Sunday, 2 January 2011

The stability of tailings dams

In the wake of the recent red mud disaster in Hungary comes an opportune paper from China on the stability of tailings dams.

Yin et al (Minerals Engineeering Volume 24 Number 2, 2011) present a paper on the stability analysis of a copper tailings dam via laboratory model tests.

Currently in China there are more than 12, 000 tailings impoundments and almost 95% of them use the upstream method for the construction of the dam. Statistical data has shown that the tailings impoundment is one of the main sources of risk in the mining industry. Failures of tailings impoundments have resulted in the loss of many lives, considerable property damage, and irreversible pollution in downstream areas. Therefore, the safety of tailings management facilities has been of increasing concern to governments and local communities. For the stability analysis of tailings dams, the accurate profile of the dam is very important. The profiles are easily obtained for both active and decommissioned tailings facilities because their data can be collected through field investigations. However, collecting basic data from newly constructed tailings facilities is difficult.
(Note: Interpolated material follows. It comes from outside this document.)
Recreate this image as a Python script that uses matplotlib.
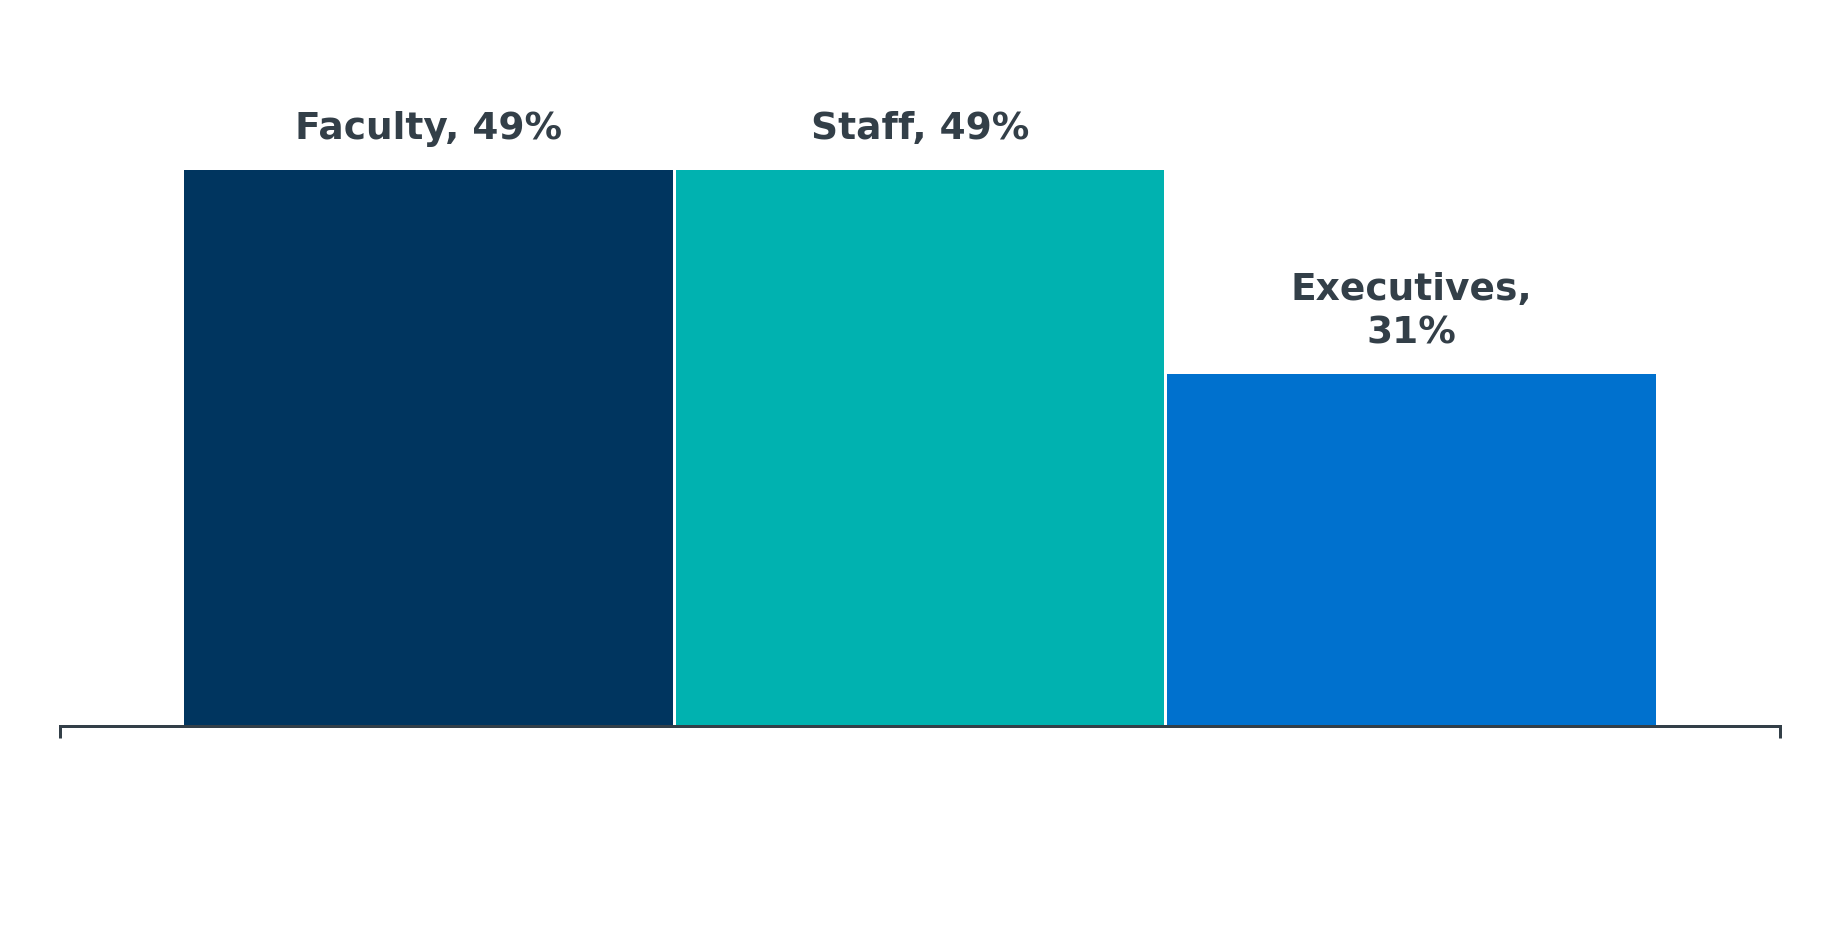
import matplotlib
matplotlib.use('Agg')
import matplotlib.pyplot as plt

# data
categories = ['Faculty', 'Staff', 'Executives']
values = [49, 49, 31]
bar_labels = ['Faculty, 49%', 'Staff, 49%', 'Executives,\n31%']
colors = ['#00355F', '#00B2B0', '#0071CE']

text_color = '#333F48'

def main():
    fig = plt.figure(figsize=(18.4, 9.47), dpi=100)
    ax = fig.add_axes([60 / 1840, 221 / 947, 1720 / 1840, 681 / 947])

    x = list(range(len(categories)))
    ax.bar(x, values, width=0.994, color=colors, linewidth=0)

    for xi, v, lab in zip(x, values, bar_labels):
        ax.annotate(lab, xy=(xi, v), xytext=(0, 22), textcoords='offset points',
                    ha='center', va='baseline', fontsize=27, fontweight='bold',
                    color=text_color, linespacing=1.27)

    ax.set_xlim(-0.75, 2.75)
    ax.set_ylim(0, 60)

    # only the baseline with small end ticks
    for side in ['top', 'right', 'left']:
        ax.spines[side].set_visible(False)
    ax.spines['bottom'].set_color(text_color)
    ax.spines['bottom'].set_linewidth(2.16)
    ax.set_yticks([])
    ax.set_xticks([-0.75, 2.75])
    ax.set_xticklabels(['', ''])
    ax.tick_params(axis='x', direction='out', length=8.6, width=2.16, color=text_color)

    fig.savefig('out.png', dpi=100, facecolor='white')
    plt.close(fig)

if __name__ == '__main__':
    main()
In their paper, Yin et al present a laboratory physical model test. The construction process for new tailings impoundments has been physically simulated in the laboratory, where the tailings particle composition and distribution below a beach, the change of phreatic surface of the dam, and the engineering properties of the tailings of the dam profiles have been measured. A new tailings facility, Yangtianqin tailings impoundment, owned by Tongchang copper mine of Yuxi Mine Co., was used as a case study to illustrate the physical modeling of the tailings dam.

1 comment:

  1. Thank you for this article that I will read soon. Few data are available on the subject.